• BRIEF: Retype only what runs from the beginning of the data through the line with "const nsText = 'n.s.';"; please omit the pictures and keep every line exact.

• SOURCE DATA:
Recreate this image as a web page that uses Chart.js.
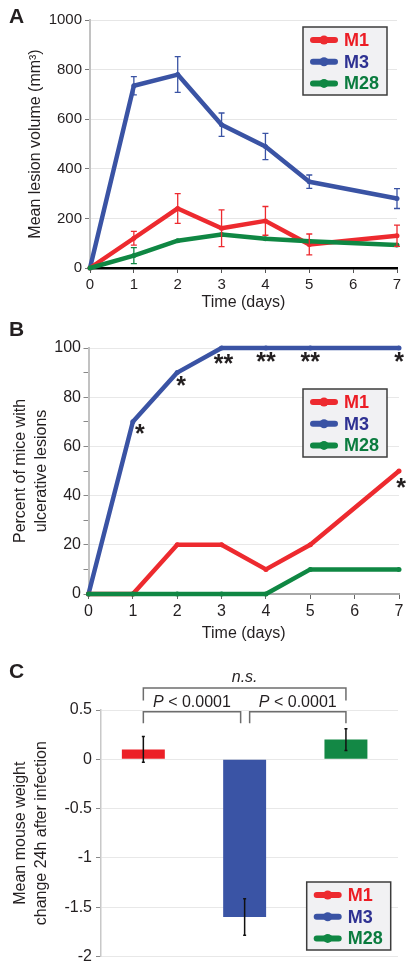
<!DOCTYPE html>
<html lang="en">
<head>
<meta charset="UTF-8">
<title>Lesion volume, ulceration and weight change</title>
<style>
  html, body { margin: 0; padding: 0; background: #fff; }
  body { width: 415px; height: 970px; position: relative; overflow: hidden; }
  canvas { position: absolute; left: 0; }
  #chartA { top: 0; }
  #chartB { top: 315px; }
  #chartC { top: 645px; }
</style>
<script src="https://cdn.jsdelivr.net/npm/chart.js"></script>
</head>
<body>
<canvas id="chartA" width="415" height="315"></canvas>
<canvas id="chartB" width="415" height="330"></canvas>
<canvas id="chartC" width="415" height="325"></canvas>
<script>
// series
const seriesNames = ['M1', 'M3', 'M28'];
const lineColors = ['#ed2a2f', '#3a53a4', '#0f8743'];
const textColors = ['#ec1c24', '#2e3192', '#0a7b3e'];
const barColors = ['#ec2027', '#3a54a5', '#138845'];

const days = [0, 1, 2, 3, 4, 5, 7];
const dayTicks = [0, 1, 2, 3, 4, 5, 6, 7];

// A - mean lesion volume (mm3)
const volM1 = [0, 120, 240, 160, 190, 95, 130];
const volM3 = [0, 735, 780, 578, 490, 348, 280];
const volM28 = [0, 50, 110, 135, 118, 108, 93];
const errM1 = [0, 28, 60, 74, 58, 42, 43];
const errM3 = [0, 37, 72, 47, 53, 27, 40];
const errM28 = [0, 32, 0, 0, 0, 0, 0];
const volTicks = [0, 200, 400, 600, 800, 1000];

// B - percent of mice with ulcerative lesions
const pctM1 = [0, 0, 20, 20, 10, 20, 50];
const pctM3 = [0, 70, 90, 100, 100, 100, 100];
const pctM28 = [0, 0, 0, 0, 0, 10, 10];
const starsM1 = ['', '', '', '', '', '', '*'];
const starsM3 = ['', '*', '*', '**', '**', '**', '*'];
const pctTicks = [0, 20, 40, 60, 80, 100];
const pctMinorTicks = [10, 30, 50, 70, 90];

// C - weight change 24h after infection
const weightChange = [0.1, -1.6, 0.2];
const weightErr = [0.13, 0.185, 0.11];
const weightTicks = [-2, -1.5, -1, -0.5, 0, 0.5];
const pText = 'P';
const pRest = ' < 0.0001';
const nsText = 'n.s.';

const FONT = "'Liberation Sans', Arial, Helvetica, sans-serif";
const INK = '#231f20';
Chart.defaults.font.family = FONT;
Chart.defaults.color = INK;
Chart.defaults.animation = false;

function drawLegend(ctx, x, y) {
  const w = 84, h = 68;
  ctx.save();
  ctx.fillStyle = '#f1f1f3';
  ctx.fillRect(x, y, w, h);
  ctx.strokeStyle = '#3c3c3c';
  ctx.lineWidth = 1.5;
  ctx.strokeRect(x, y, w, h);
  seriesNames.forEach((name, i) => {
    const cy = y + 13 + i * 21.7;
    ctx.strokeStyle = lineColors[i];
    ctx.lineWidth = 6;
    ctx.lineCap = 'round';
    ctx.beginPath();
    ctx.moveTo(x + 10, cy);
    ctx.lineTo(x + 32, cy);
    ctx.stroke();
    ctx.fillStyle = lineColors[i];
    ctx.beginPath();
    ctx.arc(x + 21, cy, 4.5, 0, Math.PI * 2);
    ctx.fill();
    ctx.fillStyle = textColors[i];
    ctx.font = 'bold 18px ' + FONT;
    ctx.textBaseline = 'middle';
    ctx.textAlign = 'left';
    ctx.fillText(name, x + 41, cy + 1);
  });
  ctx.restore();
}

function panelLetter(ctx, letter, y) {
  ctx.save();
  ctx.fillStyle = INK;
  ctx.font = 'bold 21px ' + FONT;
  ctx.textAlign = 'center';
  ctx.textBaseline = 'middle';
  ctx.fillText(letter, 16.5, y);
  ctx.restore();
}

function lineDataset(i, values, errs) {
  return {
    label: seriesNames[i],
    data: days.map((d, k) => ({ x: d, y: values[k] })),
    err: errs,
    borderColor: lineColors[i],
    backgroundColor: lineColors[i],
    borderWidth: 4.5,
    pointRadius: 2.5,
    pointBorderWidth: 0,
    borderJoinStyle: 'round',
    tension: 0,
    clip: false,
    order: [1, 2, 0][i]
  };
}

function xDays(height, titleBottom, tickSize) {
  return {
    type: 'linear', min: 0, max: 7,
    afterBuildTicks: s => { s.ticks = dayTicks.map(v => ({ value: v })); },
    afterFit: s => { s.height = height; },
    ticks: { font: { size: tickSize }, padding: 3, autoSkip: false, maxRotation: 0, color: INK, callback: v => String(v) },
    title: { display: true, text: 'Time (days)', font: { size: 16 }, padding: { top: 0, bottom: titleBottom }, color: INK }
  };
}

// error bars for panel A
const errorBars = {
  id: 'errorBars',
  afterDatasetsDraw(chart) {
    const ctx = chart.ctx;
    const ys = chart.scales.y;
    chart.data.datasets.forEach((ds, i) => {
      if (!ds.err) return;
      const meta = chart.getDatasetMeta(i);
      ctx.save();
      ctx.strokeStyle = ds.borderColor;
      ctx.lineWidth = 1.3;
      meta.data.forEach((pt, k) => {
        const e = ds.err[k];
        if (!e) return;
        const v = ds.data[k].y;
        const y1 = ys.getPixelForValue(v + e), y2 = ys.getPixelForValue(v - e);
        ctx.beginPath();
        ctx.moveTo(pt.x, y1); ctx.lineTo(pt.x, y2);
        ctx.moveTo(pt.x - 3, y1); ctx.lineTo(pt.x + 3, y1);
        ctx.moveTo(pt.x - 3, y2); ctx.lineTo(pt.x + 3, y2);
        ctx.stroke();
      });
      ctx.restore();
    });
  }
};

new Chart(document.getElementById('chartA'), {
  type: 'line',
  data: {
    datasets: [
      lineDataset(0, volM1, errM1),
      lineDataset(1, volM3, errM3),
      lineDataset(2, volM28, errM28)
    ]
  },
  options: {
    responsive: false,
    layout: { padding: { left: 0, right: 18, top: 20, bottom: 0 } },
    plugins: { legend: { display: false }, tooltip: { enabled: false } },
    scales: {
      x: Object.assign(xDays(47, 2.4, 15), {
        grid: { drawOnChartArea: false, tickLength: 5, tickColor: '#555' },
        border: { color: '#000', width: 2.5 }
      }),
      y: {
        min: 0, max: 1000,
        afterBuildTicks: s => { s.ticks = volTicks.map(v => ({ value: v })); },
        afterFit: s => { s.width = 90; },
        grid: { color: '#e6e6e6', lineWidth: 1, tickLength: 5, tickColor: '#777' },
        border: { color: '#c2c2c2', width: 2 },
        ticks: { font: { size: 15 }, padding: 3, color: INK, callback: v => String(v) },
        title: { display: true, text: 'Mean lesion volume (mm³)', font: { size: 16 }, padding: { top: 26, bottom: 0 }, color: INK }
      }
    }
  },
  plugins: [errorBars, {
    id: 'decorA',
    afterDraw(chart) {
      panelLetter(chart.ctx, 'A', 17);
      drawLegend(chart.ctx, 303, 27);
    }
  }]
});

// stars for panel B
const starDx = [0, 7, 4, 2, 0, 0, 0];
const starDy = [0, 7, 8, 11, 9, 9, 9];
new Chart(document.getElementById('chartB'), {
  type: 'line',
  data: {
    datasets: [
      lineDataset(0, pctM1, null),
      lineDataset(1, pctM3, null),
      lineDataset(2, pctM28, null)
    ]
  },
  options: {
    responsive: false,
    layout: { padding: { left: 0, right: 16, top: 33, bottom: 0 } },
    plugins: { legend: { display: false }, tooltip: { enabled: false } },
    scales: {
      x: Object.assign(xDays(51, 2.1, 16), {
        grid: { drawOnChartArea: false, tickLength: 5, tickColor: '#666' },
        border: { color: '#a8a8a8', width: 2 }
      }),
      y: {
        min: 0, max: 100,
        afterBuildTicks: s => {
          s.ticks = pctTicks.concat(pctMinorTicks).sort((a, b) => a - b).map(v => ({ value: v }));
        },
        afterFit: s => { s.width = 88.5; },
        grid: {
          color: c => pctTicks.includes(c.tick && c.tick.value) ? '#e8e8e8' : 'rgba(0,0,0,0)',
          tickColor: '#888', tickLength: 5
        },
        border: { color: '#c2c2c2', width: 2 },
        ticks: { font: { size: 16 }, padding: 2.5, color: INK, autoSkip: false,
          callback: v => pctTicks.includes(v) ? String(v) : '' },
        title: { display: true, text: ['Percent of mice with', 'ulcerative lesions'],
          font: { size: 16, lineHeight: 1.3 }, padding: { top: 10.6, bottom: 0 }, color: INK }
      }
    }
  },
  plugins: [{
    id: 'decorB',
    afterDatasetsDraw(chart) {
      const ctx = chart.ctx;
      ctx.save();
      ctx.fillStyle = INK;
      ctx.font = 'bold 25px ' + FONT;
      ctx.textAlign = 'center';
      ctx.textBaseline = 'alphabetic';
      const put = (txt, x, cy) => {
        const m = ctx.measureText(txt);
        ctx.fillText(txt, x, cy + (m.actualBoundingBoxAscent - m.actualBoundingBoxDescent) / 2);
      };
      const m3 = chart.getDatasetMeta(1).data;
      starsM3.forEach((s, k) => { if (s) put(s, m3[k].x + starDx[k], m3[k].y + starDy[k]); });
      const m1 = chart.getDatasetMeta(0).data;
      starsM1.forEach((s, k) => { if (s) put(s, m1[k].x + 2, m1[k].y + 12); });
      ctx.restore();
    },
    afterDraw(chart) {
      panelLetter(chart.ctx, 'B', 15);
      drawLegend(chart.ctx, 303, 74);
    }
  }]
});

new Chart(document.getElementById('chartC'), {
  type: 'bar',
  data: {
    datasets: [{
      label: 'weight',
      data: weightChange.map((v, i) => ({ x: i, y: v })),
      backgroundColor: barColors,
      borderWidth: 0,
      barPercentage: 0.424,
      categoryPercentage: 1
    }]
  },
  options: {
    responsive: false,
    layout: { padding: { left: 0, right: 17, top: 65, bottom: 13 } },
    plugins: { legend: { display: false }, tooltip: { enabled: false } },
    scales: {
      x: {
        type: 'linear', min: -0.418, max: 2.514, offset: false, display: false,
        afterBuildTicks: s => { s.ticks = weightChange.map((v, i) => ({ value: i })); }
      },
      y: {
        min: -2, max: 0.5,
        afterBuildTicks: s => { s.ticks = weightTicks.map(v => ({ value: v })); },
        afterFit: s => { s.width = 101; },
        grid: { color: '#e8e8e8', tickLength: 5, tickColor: '#888' },
        border: { color: '#c8c8c8', width: 1.5 },
        ticks: { font: { size: 16 }, padding: 4, color: INK, callback: v => String(v) },
        title: { display: true, text: ['Mean mouse weight', 'change 24h after infection'],
          font: { size: 16, lineHeight: 1.3 }, padding: { top: 10.6, bottom: 0 }, color: INK }
      }
    }
  },
  plugins: [{
    id: 'decorC',
    afterDatasetsDraw(chart) {
      const ctx = chart.ctx;
      const ys = chart.scales.y;
      const bars = chart.getDatasetMeta(0).data;
      ctx.save();
      ctx.strokeStyle = '#111';
      ctx.lineWidth = 1.5;
      bars.forEach((b, i) => {
        const y1 = ys.getPixelForValue(weightChange[i] + weightErr[i]);
        const y2 = ys.getPixelForValue(weightChange[i] - weightErr[i]);
        ctx.beginPath();
        ctx.moveTo(b.x, y1); ctx.lineTo(b.x, y2);
        ctx.moveTo(b.x - 1.5, y1); ctx.lineTo(b.x + 1.5, y1);
        ctx.moveTo(b.x - 1.5, y2); ctx.lineTo(b.x + 1.5, y2);
        ctx.stroke();
      });
      ctx.restore();
    },
    afterDraw(chart) {
      const ctx = chart.ctx;
      const xs = chart.getDatasetMeta(0).data.map(b => b.x);
      const top = chart.chartArea.top;
      ctx.save();
      ctx.strokeStyle = '#6d6d6d';
      ctx.lineWidth = 1.5;
      const bracket = (x1, x2, y, legs) => {
        ctx.beginPath();
        ctx.moveTo(x1, y + legs); ctx.lineTo(x1, y); ctx.lineTo(x2, y); ctx.lineTo(x2, y + legs);
        ctx.stroke();
      };
      bracket(xs[0], xs[2], top - 22, 12.5);
      bracket(xs[0], xs[1] - 4, top + 1.7, 11.5);
      bracket(xs[1] + 5, xs[2], top + 1.7, 11.5);

      ctx.fillStyle = INK;
      ctx.textBaseline = 'middle';
      ctx.textAlign = 'left';
      const pLabel = (cx, cy) => {
        ctx.font = 'italic 16px ' + FONT;
        const w1 = ctx.measureText(pText).width;
        ctx.font = '16px ' + FONT;
        const w2 = ctx.measureText(pRest).width;
        const x0 = cx - (w1 + w2) / 2;
        ctx.font = 'italic 16px ' + FONT;
        ctx.fillText(pText, x0, cy);
        ctx.font = '16px ' + FONT;
        ctx.fillText(pRest, x0 + w1, cy);
      };
      pLabel((xs[0] + xs[1] - 4) / 2, top - 7.3);
      pLabel((xs[1] + 5 + xs[2]) / 2, top - 7.3);
      ctx.font = 'italic 16px ' + FONT;
      ctx.textAlign = 'center';
      ctx.fillText(nsText, (xs[0] + xs[2]) / 2, top - 32);
      ctx.restore();

      panelLetter(ctx, 'C', 27);
      drawLegend(ctx, 306.7, 237);
    }
  }]
});
</script>
</body>
</html>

• OUTPUT BELOW:
Recreate this image as a web page that uses Chart.js.
<!DOCTYPE html>
<html lang="en">
<head>
<meta charset="UTF-8">
<title>Lesion volume, ulceration and weight change</title>
<style>
  html, body { margin: 0; padding: 0; background: #fff; }
  body { width: 415px; height: 970px; position: relative; overflow: hidden; }
  canvas { position: absolute; left: 0; }
  #chartA { top: 0; }
  #chartB { top: 315px; }
  #chartC { top: 645px; }
</style>
<script src="https://cdn.jsdelivr.net/npm/chart.js"></script>
</head>
<body>
<canvas id="chartA" width="415" height="315"></canvas>
<canvas id="chartB" width="415" height="330"></canvas>
<canvas id="chartC" width="415" height="325"></canvas>
<script>
// series
const seriesNames = ['M1', 'M3', 'M28'];
const lineColors = ['#ed2a2f', '#3a53a4', '#0f8743'];
const textColors = ['#ec1c24', '#2e3192', '#0a7b3e'];
const barColors = ['#ec2027', '#3a54a5', '#138845'];

const days = [0, 1, 2, 3, 4, 5, 7];
const dayTicks = [0, 1, 2, 3, 4, 5, 6, 7];

// A - mean lesion volume (mm3)
const volM1 = [0, 120, 240, 160, 190, 95, 130];
const volM3 = [0, 735, 780, 578, 490, 348, 280];
const volM28 = [0, 50, 110, 135, 118, 108, 93];
const errM1 = [0, 28, 60, 74, 58, 42, 43];
const errM3 = [0, 37, 72, 47, 53, 27, 40];
const errM28 = [0, 32, 0, 0, 0, 0, 0];
const volTicks = [0, 200, 400, 600, 800, 1000];

// B - percent of mice with ulcerative lesions
const pctM1 = [0, 0, 20, 20, 10, 20, 50];
const pctM3 = [0, 70, 90, 100, 100, 100, 100];
const pctM28 = [0, 0, 0, 0, 0, 10, 10];
const starsM1 = ['', '', '', '', '', '', '*'];
const starsM3 = ['', '*', '*', '**', '**', '**', '*'];
const pctTicks = [0, 20, 40, 60, 80, 100];
const pctMinorTicks = [10, 30, 50, 70, 90];

// C - weight change 24h after infection
const weightChange = [0.1, -1.6, 0.2];
const weightErr = [0.13, 0.185, 0.11];
const weightTicks = [-2, -1.5, -1, -0.5, 0, 0.5];
const pText = 'P';
const pRest = ' < 0.0001';
const nsText = 'n.s.';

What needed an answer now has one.